_EXERCISE DIRECTIONS_. Copy out all lines of the records in which the word "Write" appears.

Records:

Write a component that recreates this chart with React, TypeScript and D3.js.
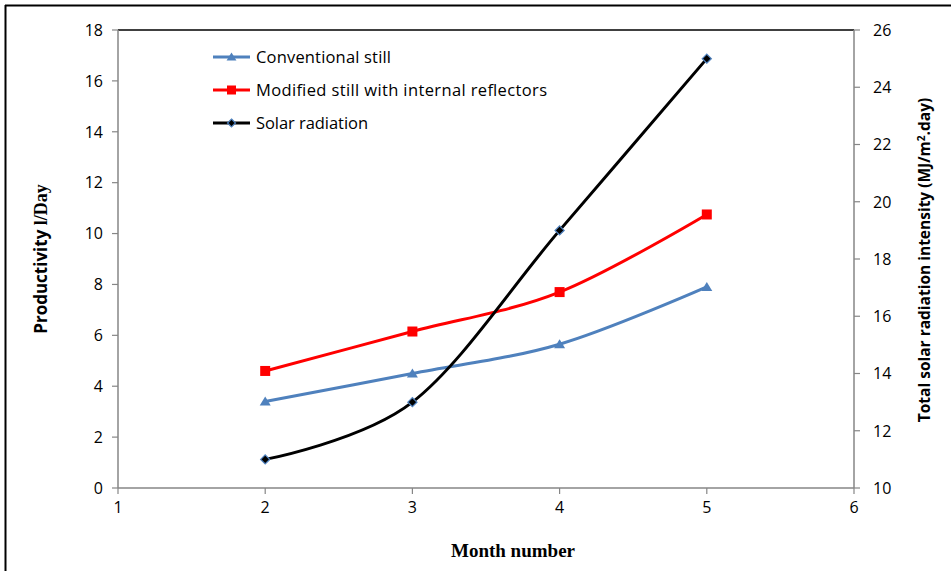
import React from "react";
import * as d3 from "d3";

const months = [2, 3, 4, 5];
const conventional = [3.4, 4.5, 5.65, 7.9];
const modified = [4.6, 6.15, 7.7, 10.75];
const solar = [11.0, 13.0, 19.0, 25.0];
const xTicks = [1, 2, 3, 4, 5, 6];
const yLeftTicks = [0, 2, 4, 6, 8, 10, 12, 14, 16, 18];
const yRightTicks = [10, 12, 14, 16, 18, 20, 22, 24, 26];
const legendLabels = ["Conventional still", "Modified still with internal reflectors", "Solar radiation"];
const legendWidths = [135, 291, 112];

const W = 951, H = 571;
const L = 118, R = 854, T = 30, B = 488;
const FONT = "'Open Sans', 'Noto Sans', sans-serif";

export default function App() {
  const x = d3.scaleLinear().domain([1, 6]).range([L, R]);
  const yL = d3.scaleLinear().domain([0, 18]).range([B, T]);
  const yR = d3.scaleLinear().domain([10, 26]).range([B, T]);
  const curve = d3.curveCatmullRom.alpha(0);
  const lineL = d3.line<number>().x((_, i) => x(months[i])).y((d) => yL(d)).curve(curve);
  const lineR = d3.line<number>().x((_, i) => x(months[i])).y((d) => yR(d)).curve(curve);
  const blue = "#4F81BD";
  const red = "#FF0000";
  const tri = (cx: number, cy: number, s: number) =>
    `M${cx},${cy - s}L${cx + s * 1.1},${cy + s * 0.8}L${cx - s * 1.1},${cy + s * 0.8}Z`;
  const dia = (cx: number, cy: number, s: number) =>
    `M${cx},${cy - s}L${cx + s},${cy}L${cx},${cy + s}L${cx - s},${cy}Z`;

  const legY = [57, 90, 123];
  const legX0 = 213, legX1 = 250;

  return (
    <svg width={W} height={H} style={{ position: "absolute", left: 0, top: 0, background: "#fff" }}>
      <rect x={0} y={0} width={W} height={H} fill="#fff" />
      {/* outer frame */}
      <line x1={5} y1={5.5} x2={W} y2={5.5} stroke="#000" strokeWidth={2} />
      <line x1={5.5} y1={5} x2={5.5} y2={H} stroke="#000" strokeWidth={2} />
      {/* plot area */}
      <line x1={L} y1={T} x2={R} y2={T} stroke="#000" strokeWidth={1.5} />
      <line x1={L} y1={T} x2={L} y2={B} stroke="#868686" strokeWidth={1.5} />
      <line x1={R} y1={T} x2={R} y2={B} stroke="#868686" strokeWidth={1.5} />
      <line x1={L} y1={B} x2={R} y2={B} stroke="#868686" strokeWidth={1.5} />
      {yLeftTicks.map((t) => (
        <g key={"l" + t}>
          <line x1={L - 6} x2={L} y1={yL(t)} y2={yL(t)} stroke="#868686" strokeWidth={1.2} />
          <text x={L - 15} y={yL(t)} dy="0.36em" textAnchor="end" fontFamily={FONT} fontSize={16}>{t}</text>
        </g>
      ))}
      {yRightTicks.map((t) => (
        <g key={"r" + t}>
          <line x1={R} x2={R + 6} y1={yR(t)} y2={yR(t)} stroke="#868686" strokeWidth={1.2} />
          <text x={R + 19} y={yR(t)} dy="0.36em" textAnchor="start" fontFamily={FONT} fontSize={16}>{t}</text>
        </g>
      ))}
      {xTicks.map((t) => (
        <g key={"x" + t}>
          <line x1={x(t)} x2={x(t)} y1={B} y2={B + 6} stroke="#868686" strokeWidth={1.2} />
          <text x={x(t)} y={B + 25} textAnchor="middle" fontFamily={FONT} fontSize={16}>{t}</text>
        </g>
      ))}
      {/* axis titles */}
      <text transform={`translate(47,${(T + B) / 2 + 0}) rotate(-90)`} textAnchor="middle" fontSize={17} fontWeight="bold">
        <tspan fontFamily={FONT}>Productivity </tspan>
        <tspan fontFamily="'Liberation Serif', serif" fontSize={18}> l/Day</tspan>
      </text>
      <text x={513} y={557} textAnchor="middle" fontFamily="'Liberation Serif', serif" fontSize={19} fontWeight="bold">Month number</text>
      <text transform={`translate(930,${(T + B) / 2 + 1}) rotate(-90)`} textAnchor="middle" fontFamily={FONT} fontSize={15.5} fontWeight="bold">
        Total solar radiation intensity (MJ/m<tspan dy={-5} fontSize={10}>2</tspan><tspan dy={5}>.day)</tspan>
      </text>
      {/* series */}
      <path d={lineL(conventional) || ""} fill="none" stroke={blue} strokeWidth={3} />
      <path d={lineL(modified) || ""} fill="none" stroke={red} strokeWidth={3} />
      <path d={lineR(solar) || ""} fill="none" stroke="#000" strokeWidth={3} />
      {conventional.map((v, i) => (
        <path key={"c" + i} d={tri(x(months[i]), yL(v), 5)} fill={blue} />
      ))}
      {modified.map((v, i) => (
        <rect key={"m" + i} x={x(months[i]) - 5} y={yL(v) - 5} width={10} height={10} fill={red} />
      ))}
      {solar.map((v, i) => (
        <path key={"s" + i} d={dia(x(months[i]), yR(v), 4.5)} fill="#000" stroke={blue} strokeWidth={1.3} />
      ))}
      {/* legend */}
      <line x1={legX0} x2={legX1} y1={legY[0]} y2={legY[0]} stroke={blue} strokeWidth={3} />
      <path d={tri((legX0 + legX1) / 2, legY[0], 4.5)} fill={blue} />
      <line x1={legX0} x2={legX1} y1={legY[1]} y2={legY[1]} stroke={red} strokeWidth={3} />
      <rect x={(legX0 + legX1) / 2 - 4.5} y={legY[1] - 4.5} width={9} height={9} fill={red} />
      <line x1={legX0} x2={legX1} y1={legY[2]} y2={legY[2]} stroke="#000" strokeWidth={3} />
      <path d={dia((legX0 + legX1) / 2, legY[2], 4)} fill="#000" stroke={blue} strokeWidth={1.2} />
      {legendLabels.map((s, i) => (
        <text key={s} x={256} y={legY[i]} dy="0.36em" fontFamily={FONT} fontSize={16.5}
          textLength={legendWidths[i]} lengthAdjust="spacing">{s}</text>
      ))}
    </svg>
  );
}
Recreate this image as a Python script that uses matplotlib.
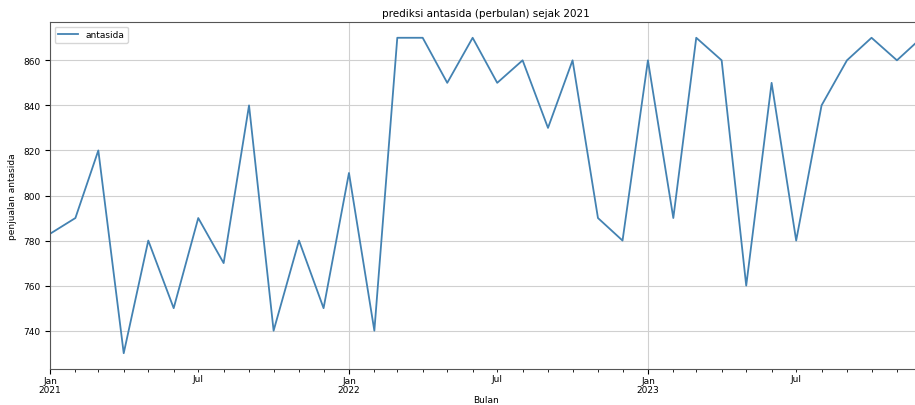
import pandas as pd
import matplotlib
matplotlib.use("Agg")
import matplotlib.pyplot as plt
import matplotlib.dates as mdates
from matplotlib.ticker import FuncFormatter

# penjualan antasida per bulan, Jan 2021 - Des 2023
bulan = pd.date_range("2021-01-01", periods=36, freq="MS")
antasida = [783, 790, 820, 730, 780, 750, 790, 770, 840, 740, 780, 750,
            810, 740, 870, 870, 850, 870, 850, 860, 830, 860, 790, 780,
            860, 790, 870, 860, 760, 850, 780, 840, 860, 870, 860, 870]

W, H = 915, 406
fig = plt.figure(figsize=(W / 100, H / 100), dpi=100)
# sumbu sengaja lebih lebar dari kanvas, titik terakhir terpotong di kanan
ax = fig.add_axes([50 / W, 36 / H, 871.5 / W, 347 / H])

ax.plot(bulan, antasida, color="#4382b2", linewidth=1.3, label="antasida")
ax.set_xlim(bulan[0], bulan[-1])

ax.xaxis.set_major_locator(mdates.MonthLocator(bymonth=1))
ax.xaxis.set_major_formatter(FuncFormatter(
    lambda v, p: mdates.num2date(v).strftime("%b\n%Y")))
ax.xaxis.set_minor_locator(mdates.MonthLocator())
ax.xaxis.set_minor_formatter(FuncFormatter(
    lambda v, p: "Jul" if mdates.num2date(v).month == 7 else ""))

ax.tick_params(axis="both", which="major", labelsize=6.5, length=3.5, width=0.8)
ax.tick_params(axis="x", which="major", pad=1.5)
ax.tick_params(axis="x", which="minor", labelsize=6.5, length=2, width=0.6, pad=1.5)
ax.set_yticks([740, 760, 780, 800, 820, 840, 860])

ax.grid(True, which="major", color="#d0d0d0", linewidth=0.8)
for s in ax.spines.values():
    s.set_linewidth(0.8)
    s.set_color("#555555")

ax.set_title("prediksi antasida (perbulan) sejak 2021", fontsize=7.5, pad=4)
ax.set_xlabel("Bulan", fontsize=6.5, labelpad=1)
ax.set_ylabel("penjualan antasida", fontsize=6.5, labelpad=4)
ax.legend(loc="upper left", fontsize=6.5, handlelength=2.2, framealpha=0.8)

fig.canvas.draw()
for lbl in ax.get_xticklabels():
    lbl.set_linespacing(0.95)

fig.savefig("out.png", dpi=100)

==

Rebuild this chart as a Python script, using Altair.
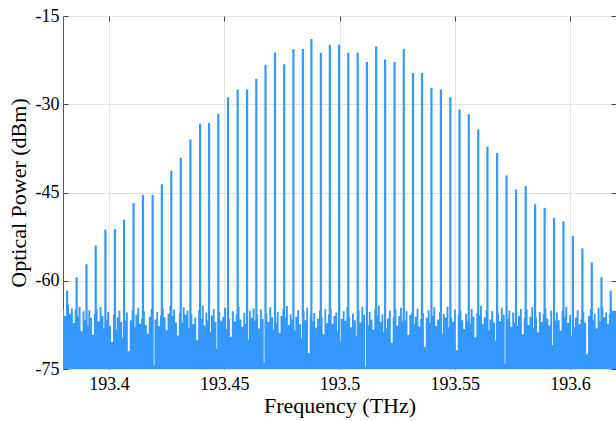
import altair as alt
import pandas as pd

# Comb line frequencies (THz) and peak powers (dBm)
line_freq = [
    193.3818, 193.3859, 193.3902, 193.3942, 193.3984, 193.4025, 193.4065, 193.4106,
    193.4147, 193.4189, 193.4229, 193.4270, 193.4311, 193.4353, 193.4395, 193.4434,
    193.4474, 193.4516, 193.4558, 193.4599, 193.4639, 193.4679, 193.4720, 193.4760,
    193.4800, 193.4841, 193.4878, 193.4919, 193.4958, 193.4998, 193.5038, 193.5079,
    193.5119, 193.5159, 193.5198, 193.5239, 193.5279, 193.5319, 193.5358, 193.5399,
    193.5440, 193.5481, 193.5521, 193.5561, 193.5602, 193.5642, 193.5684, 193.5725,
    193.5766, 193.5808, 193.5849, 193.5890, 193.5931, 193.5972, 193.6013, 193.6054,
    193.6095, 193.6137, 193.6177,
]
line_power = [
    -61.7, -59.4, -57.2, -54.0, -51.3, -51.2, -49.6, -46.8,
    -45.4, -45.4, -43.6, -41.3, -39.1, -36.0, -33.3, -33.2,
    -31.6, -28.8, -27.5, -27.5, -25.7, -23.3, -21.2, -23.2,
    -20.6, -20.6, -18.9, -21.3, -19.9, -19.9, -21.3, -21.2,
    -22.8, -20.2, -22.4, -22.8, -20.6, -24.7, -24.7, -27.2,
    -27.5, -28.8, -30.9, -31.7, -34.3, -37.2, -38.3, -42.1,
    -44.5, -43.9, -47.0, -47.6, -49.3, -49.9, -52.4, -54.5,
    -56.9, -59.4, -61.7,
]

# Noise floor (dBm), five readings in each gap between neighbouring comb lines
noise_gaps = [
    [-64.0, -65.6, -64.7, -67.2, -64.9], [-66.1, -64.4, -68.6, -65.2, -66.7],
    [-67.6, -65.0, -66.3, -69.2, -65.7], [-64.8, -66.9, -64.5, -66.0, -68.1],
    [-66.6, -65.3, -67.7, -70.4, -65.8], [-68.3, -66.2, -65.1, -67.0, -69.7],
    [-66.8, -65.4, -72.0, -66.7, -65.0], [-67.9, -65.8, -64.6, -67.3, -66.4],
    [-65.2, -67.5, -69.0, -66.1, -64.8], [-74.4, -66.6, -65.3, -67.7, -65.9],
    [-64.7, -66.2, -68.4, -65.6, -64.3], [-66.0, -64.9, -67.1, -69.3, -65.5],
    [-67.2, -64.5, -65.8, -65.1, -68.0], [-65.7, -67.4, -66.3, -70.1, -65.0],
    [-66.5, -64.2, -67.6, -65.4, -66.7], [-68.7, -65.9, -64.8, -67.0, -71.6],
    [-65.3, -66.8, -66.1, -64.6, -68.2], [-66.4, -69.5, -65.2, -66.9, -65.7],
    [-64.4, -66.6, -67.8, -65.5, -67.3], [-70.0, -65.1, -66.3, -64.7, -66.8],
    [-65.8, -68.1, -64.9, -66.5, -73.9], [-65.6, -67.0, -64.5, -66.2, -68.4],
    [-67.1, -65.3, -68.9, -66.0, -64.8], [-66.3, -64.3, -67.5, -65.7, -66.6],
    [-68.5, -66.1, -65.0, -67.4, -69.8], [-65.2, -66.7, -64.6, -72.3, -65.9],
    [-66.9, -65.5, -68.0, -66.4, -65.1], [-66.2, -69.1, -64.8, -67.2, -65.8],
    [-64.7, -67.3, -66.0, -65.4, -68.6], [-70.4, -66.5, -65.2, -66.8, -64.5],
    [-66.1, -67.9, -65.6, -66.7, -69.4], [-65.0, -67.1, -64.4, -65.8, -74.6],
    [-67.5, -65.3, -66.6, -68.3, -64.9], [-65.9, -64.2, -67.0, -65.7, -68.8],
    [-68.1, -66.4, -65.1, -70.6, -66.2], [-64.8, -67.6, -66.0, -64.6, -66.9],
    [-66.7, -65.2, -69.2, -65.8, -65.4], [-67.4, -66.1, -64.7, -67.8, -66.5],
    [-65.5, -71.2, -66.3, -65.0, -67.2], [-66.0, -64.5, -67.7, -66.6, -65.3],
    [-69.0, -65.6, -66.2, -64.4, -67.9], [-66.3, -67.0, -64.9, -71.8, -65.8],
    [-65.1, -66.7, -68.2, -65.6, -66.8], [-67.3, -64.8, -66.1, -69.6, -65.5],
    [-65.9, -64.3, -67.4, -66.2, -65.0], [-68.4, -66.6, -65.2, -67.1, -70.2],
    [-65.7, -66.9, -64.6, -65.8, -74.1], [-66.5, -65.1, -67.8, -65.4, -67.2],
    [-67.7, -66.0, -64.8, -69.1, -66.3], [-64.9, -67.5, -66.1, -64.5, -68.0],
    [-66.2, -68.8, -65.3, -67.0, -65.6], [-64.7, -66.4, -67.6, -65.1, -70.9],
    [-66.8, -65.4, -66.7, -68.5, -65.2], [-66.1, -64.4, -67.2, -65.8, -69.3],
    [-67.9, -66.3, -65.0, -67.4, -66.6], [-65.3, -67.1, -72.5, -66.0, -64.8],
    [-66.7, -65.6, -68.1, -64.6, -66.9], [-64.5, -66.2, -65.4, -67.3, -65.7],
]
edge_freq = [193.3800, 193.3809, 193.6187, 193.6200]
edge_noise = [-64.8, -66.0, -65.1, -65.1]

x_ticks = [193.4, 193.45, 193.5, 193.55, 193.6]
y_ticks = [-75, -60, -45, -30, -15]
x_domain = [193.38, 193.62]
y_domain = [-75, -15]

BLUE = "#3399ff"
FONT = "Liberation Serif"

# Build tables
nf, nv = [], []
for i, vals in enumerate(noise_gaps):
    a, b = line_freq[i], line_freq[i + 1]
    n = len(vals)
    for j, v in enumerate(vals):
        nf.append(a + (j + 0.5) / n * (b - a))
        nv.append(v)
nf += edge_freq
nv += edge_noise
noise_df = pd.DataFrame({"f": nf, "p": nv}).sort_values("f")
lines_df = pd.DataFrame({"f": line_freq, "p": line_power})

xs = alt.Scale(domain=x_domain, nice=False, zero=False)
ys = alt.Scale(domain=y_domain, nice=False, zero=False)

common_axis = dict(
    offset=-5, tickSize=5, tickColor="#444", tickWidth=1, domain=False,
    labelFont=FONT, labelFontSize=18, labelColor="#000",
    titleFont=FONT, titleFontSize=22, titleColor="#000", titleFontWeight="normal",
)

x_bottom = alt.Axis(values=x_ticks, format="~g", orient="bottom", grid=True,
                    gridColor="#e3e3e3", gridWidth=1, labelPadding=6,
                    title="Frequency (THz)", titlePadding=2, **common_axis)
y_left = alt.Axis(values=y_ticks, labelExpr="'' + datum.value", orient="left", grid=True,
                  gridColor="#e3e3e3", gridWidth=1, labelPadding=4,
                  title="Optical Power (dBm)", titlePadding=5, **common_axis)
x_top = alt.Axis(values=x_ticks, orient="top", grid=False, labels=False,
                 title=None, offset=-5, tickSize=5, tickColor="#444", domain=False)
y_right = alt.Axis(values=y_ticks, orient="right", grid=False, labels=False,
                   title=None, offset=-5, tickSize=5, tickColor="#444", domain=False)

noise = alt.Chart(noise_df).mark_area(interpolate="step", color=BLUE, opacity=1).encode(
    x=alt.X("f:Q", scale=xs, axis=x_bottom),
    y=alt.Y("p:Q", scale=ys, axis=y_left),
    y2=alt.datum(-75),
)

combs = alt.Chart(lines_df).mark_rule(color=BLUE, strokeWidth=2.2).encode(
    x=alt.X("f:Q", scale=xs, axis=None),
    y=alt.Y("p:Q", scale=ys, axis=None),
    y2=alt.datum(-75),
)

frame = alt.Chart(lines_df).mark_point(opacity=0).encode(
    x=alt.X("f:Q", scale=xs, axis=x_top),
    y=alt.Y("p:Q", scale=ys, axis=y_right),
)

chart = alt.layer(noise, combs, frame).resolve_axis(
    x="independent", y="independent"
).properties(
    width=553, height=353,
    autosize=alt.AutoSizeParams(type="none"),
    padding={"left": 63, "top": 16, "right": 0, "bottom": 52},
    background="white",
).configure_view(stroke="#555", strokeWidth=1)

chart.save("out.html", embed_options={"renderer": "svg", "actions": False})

* * *

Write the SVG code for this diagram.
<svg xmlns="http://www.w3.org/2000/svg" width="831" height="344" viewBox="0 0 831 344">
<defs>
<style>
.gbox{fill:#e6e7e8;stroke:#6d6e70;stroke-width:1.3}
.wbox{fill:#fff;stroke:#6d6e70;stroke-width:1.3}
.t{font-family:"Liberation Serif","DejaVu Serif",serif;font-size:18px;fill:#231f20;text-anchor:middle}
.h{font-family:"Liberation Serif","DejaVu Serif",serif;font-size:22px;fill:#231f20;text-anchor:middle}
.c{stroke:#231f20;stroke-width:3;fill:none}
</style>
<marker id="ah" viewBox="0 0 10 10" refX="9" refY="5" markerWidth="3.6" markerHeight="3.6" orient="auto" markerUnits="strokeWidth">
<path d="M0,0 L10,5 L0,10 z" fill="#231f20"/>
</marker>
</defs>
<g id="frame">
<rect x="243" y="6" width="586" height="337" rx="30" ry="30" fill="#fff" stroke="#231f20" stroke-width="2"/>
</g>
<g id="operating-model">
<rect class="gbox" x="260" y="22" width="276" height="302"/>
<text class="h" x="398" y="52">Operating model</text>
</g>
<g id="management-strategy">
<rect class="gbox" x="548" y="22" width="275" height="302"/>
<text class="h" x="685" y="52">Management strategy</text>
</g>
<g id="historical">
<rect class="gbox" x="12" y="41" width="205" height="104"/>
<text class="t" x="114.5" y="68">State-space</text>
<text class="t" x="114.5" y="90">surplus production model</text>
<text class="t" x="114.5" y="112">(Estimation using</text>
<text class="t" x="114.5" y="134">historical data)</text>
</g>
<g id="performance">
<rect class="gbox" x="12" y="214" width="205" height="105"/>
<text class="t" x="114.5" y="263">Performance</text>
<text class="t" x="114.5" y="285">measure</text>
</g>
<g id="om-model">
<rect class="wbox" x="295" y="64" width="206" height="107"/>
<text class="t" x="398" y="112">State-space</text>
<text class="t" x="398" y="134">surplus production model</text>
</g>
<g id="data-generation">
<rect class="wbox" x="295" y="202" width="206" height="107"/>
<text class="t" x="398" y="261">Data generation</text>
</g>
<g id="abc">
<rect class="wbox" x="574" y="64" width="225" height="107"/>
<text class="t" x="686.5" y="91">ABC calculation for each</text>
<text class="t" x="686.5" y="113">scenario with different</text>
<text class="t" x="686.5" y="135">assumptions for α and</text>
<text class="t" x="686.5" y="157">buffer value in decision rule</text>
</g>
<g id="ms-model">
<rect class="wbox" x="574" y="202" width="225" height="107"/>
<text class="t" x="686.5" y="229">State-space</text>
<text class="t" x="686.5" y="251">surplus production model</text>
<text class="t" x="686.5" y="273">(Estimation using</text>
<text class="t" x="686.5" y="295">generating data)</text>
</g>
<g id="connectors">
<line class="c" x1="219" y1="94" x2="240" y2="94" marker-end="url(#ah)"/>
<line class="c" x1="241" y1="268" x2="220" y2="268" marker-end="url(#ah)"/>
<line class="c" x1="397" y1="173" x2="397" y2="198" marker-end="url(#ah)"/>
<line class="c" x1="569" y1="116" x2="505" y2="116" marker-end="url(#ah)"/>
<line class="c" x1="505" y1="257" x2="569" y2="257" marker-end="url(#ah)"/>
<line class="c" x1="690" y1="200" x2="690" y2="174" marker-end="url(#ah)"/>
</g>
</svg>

_OUTPUT BELOW_.
Write a component that recreates this chart with React, TypeScript and D3.js.
Write the SVG code for this diagram.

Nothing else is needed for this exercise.